Gather all lines in the data that hold the string "this".

**Records shown:**
--*--

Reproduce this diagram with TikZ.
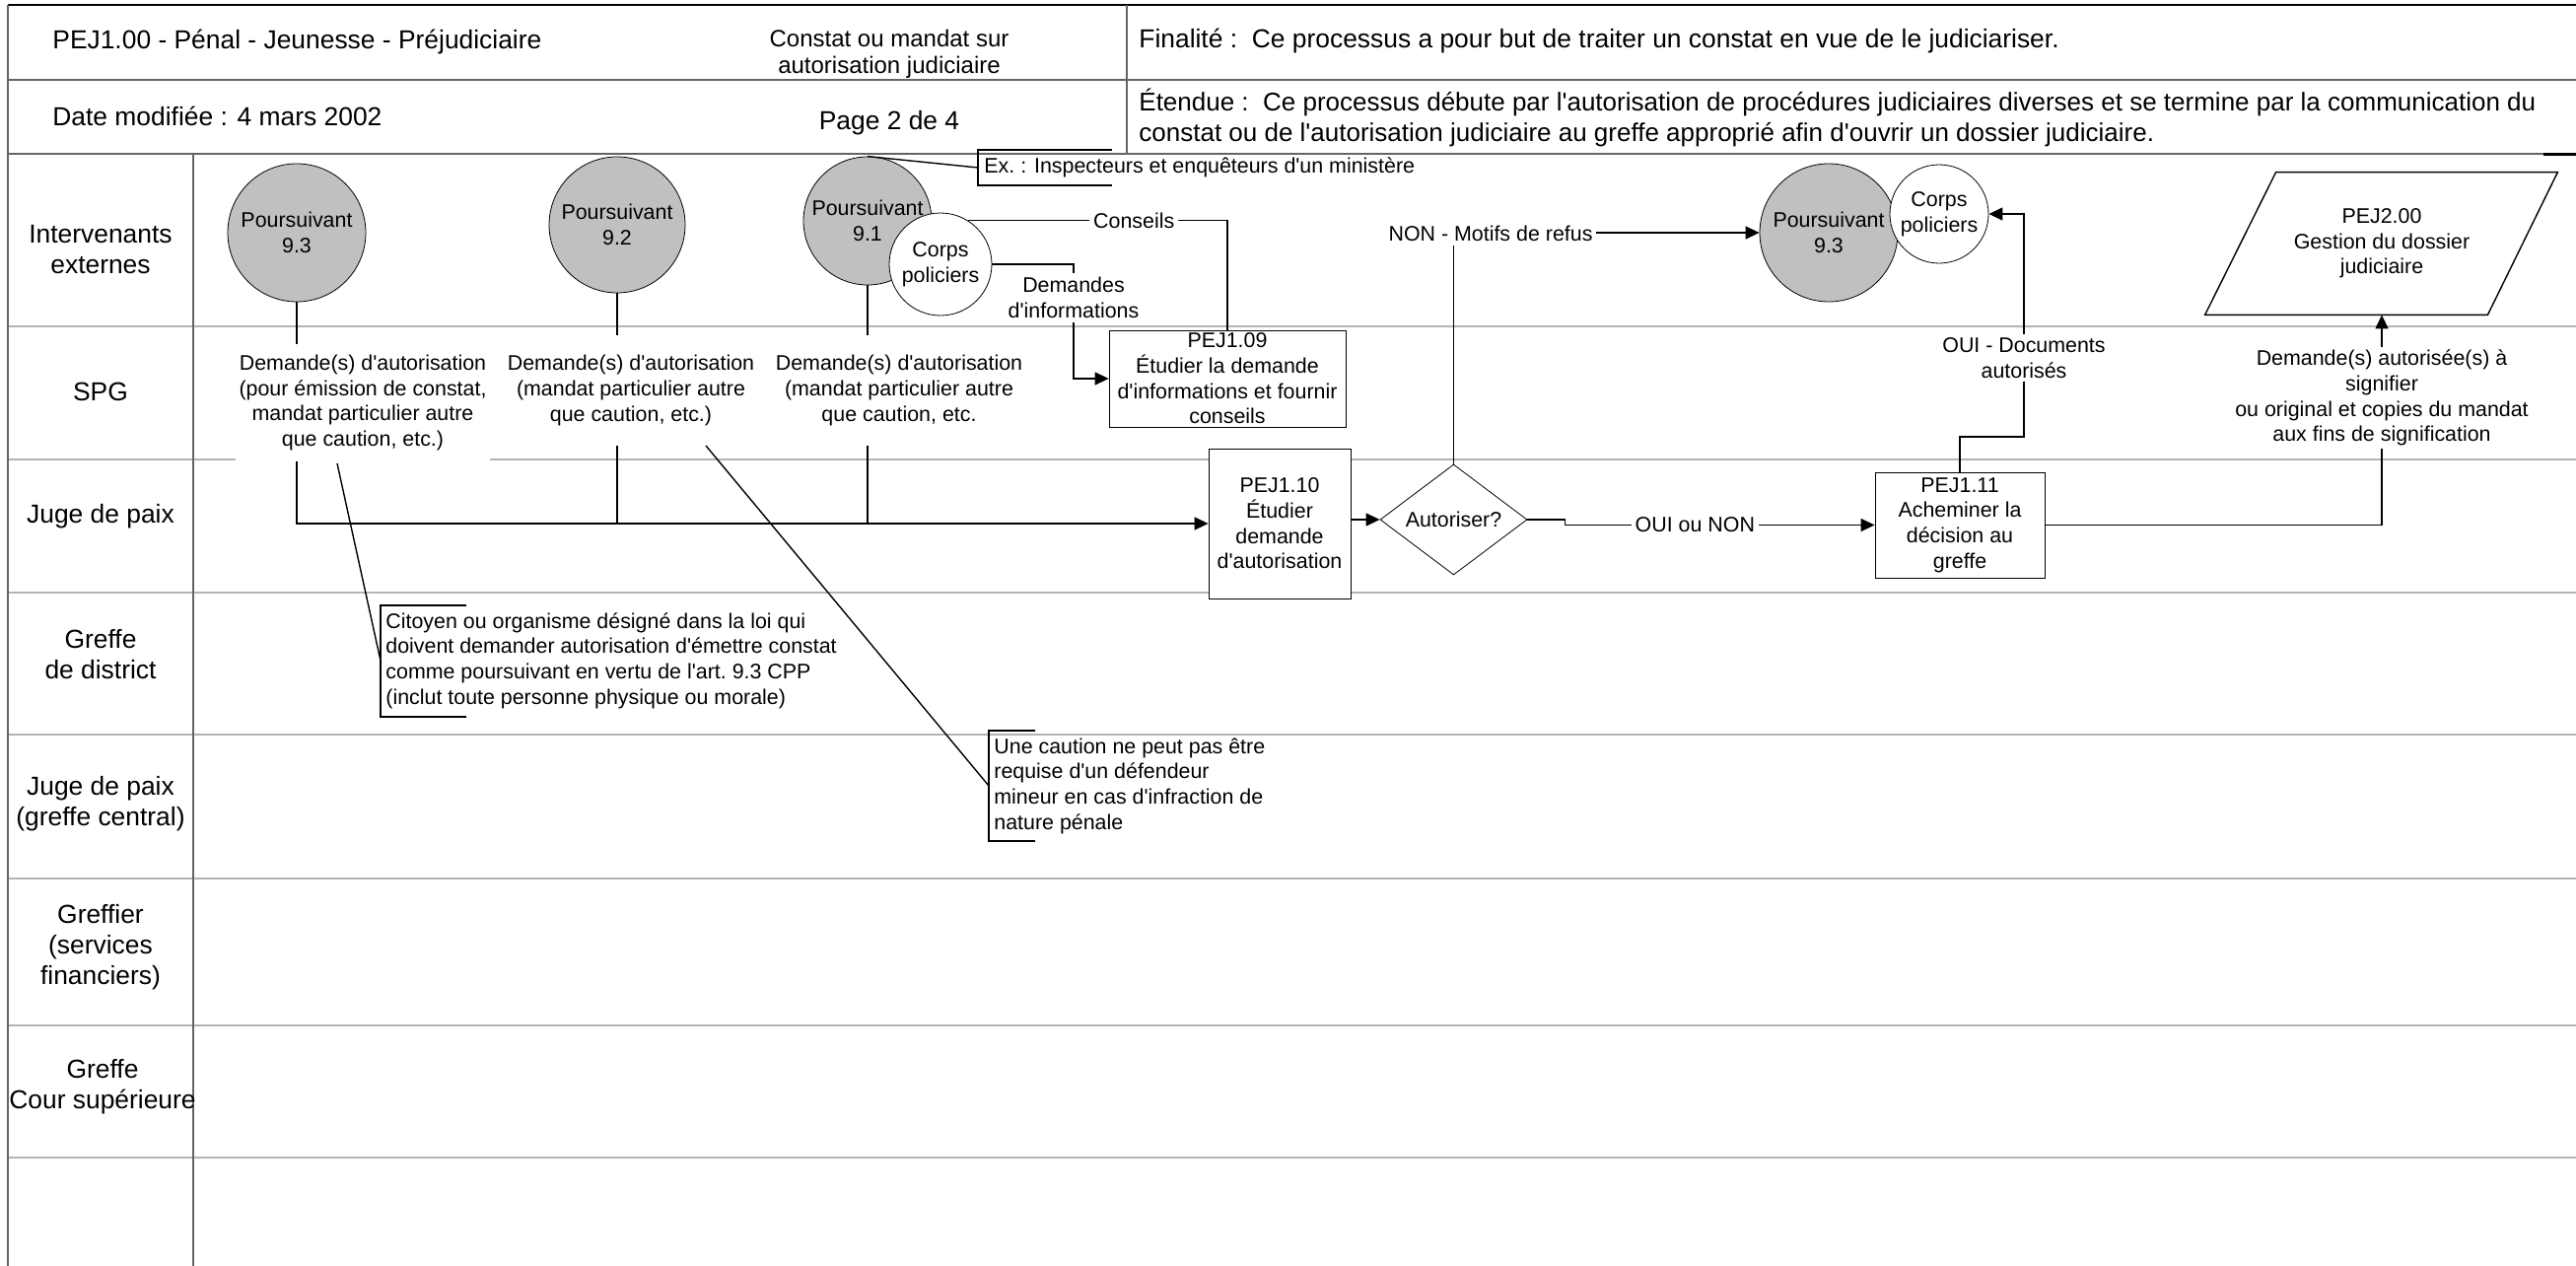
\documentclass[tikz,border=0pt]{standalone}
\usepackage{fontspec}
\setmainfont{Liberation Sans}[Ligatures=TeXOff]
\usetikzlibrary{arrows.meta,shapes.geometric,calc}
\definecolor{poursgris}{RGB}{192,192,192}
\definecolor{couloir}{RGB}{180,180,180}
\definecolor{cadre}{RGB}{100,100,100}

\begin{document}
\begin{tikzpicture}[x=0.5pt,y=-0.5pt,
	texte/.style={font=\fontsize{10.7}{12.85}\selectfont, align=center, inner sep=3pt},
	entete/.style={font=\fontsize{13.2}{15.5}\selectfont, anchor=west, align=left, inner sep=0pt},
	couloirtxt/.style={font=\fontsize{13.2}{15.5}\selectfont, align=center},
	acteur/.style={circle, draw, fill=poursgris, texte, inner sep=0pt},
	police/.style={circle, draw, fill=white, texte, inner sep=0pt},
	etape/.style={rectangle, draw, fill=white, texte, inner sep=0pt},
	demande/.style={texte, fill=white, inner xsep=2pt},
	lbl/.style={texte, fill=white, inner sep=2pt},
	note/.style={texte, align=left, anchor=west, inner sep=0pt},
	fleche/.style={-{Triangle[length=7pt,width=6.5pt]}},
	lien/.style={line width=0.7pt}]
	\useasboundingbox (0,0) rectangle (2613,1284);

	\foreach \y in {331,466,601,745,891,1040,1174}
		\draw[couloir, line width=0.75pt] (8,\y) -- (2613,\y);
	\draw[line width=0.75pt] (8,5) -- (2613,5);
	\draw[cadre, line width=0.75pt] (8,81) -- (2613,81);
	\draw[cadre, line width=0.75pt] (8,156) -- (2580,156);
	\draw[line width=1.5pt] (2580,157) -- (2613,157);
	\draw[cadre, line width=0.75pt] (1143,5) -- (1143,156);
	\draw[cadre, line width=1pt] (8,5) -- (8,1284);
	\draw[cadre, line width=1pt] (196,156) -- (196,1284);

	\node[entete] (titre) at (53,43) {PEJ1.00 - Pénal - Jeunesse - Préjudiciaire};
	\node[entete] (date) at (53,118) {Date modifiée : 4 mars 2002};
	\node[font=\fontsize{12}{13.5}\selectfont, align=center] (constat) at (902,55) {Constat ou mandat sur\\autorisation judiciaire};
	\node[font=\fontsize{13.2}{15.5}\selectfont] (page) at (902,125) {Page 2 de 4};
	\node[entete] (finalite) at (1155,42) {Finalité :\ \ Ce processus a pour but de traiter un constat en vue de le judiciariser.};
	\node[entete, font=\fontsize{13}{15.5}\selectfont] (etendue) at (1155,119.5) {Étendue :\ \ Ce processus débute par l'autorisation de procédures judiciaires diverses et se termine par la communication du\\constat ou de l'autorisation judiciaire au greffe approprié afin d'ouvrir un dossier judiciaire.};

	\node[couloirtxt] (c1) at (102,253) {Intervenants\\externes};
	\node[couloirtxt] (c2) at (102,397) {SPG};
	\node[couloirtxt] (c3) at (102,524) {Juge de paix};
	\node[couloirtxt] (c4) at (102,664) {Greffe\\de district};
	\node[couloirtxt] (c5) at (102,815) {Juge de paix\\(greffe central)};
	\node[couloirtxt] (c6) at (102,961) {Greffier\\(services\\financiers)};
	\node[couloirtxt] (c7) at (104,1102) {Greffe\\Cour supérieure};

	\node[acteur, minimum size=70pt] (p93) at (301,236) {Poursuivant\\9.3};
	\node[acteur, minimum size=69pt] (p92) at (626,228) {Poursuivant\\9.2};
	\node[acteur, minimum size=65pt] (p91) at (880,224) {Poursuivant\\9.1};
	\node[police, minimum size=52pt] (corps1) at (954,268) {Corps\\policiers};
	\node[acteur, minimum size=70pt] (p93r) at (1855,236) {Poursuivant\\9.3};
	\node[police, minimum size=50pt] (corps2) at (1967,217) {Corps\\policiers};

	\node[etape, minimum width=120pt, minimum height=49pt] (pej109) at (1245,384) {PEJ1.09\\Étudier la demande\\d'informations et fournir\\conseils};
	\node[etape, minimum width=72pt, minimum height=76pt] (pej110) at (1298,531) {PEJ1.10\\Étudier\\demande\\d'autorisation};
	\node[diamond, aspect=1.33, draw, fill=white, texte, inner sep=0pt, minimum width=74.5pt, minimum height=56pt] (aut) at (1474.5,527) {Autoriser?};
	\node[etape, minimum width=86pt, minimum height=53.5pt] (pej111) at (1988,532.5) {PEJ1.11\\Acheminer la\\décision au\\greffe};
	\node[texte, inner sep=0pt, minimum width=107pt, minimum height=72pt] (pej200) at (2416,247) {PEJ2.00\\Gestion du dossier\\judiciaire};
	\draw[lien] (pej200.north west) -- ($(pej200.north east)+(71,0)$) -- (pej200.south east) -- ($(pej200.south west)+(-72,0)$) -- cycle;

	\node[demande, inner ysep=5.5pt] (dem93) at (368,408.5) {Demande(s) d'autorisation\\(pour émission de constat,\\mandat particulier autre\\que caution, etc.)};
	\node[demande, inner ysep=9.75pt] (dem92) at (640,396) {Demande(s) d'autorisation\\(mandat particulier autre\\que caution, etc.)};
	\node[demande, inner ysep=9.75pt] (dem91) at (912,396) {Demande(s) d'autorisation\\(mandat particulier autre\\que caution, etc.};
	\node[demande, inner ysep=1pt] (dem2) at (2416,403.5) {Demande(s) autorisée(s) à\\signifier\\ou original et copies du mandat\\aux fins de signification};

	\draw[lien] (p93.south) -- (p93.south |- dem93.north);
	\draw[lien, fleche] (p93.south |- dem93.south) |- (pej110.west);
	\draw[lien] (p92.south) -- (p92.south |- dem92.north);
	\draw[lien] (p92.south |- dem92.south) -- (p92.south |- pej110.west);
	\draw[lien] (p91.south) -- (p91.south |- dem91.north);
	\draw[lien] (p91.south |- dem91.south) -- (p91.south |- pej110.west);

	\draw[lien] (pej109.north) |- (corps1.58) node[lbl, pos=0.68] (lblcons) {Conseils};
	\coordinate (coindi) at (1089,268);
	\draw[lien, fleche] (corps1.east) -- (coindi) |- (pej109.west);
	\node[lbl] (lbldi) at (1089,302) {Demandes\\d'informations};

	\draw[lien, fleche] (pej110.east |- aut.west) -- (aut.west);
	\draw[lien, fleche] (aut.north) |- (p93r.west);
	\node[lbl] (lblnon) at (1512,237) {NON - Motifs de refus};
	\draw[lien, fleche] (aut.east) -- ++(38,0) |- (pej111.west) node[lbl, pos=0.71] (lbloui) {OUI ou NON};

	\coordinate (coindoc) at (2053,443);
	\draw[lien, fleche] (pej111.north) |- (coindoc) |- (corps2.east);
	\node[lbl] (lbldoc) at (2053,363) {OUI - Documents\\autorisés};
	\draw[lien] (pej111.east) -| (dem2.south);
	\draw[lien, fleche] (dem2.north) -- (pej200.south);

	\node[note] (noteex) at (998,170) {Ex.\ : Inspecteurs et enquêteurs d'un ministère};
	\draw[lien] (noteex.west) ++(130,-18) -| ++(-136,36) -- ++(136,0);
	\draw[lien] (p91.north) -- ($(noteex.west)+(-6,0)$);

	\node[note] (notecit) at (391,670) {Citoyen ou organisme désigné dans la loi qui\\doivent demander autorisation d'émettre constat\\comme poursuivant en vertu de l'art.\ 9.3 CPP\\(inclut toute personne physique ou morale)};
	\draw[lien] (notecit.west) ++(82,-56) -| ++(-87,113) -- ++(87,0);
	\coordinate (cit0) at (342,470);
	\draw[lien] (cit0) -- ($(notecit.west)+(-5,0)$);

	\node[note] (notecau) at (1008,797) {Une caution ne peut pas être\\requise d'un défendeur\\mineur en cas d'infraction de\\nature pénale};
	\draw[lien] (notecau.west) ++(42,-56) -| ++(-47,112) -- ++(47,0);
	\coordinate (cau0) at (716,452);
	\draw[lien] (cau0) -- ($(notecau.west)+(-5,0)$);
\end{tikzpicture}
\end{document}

--*--

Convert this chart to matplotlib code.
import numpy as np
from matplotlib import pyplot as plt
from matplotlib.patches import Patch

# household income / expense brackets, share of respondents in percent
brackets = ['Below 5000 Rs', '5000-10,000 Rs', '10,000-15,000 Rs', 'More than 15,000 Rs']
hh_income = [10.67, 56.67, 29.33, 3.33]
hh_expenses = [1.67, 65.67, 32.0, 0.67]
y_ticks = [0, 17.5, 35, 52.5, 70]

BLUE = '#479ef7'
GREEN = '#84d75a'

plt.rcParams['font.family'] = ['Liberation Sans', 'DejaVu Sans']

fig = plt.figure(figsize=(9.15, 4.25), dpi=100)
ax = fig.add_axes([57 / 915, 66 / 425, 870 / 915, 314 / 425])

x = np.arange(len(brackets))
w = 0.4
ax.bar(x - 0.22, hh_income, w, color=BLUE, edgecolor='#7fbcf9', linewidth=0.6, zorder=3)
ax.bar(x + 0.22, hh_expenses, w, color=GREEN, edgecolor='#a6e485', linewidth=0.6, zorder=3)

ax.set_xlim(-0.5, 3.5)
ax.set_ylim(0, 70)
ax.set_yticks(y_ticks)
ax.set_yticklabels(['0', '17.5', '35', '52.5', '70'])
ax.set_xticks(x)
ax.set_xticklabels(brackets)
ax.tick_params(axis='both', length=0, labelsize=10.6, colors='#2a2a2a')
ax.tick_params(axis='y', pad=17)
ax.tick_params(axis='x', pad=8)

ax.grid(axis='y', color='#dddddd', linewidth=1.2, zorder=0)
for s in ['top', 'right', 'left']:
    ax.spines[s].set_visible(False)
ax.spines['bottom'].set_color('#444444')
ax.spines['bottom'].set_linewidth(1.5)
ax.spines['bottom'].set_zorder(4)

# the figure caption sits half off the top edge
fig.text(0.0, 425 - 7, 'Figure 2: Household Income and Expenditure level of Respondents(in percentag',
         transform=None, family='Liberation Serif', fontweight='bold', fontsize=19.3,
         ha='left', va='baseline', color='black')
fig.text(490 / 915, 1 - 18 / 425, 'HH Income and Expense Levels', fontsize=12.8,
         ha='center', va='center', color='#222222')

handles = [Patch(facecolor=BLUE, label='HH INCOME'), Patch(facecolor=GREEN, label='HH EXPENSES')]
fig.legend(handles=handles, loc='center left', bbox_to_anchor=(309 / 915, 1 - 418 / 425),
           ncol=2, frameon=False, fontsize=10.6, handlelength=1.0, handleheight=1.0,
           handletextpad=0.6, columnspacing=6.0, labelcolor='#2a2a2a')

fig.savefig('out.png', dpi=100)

--*--

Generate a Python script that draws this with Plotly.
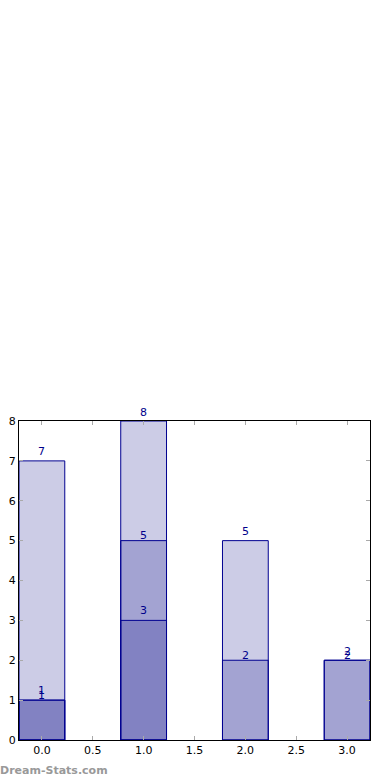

--*--

**Correct result:**
Reproduce this diagram with TikZ.
Convert this chart to matplotlib code.
Generate a Python script that draws this with Plotly.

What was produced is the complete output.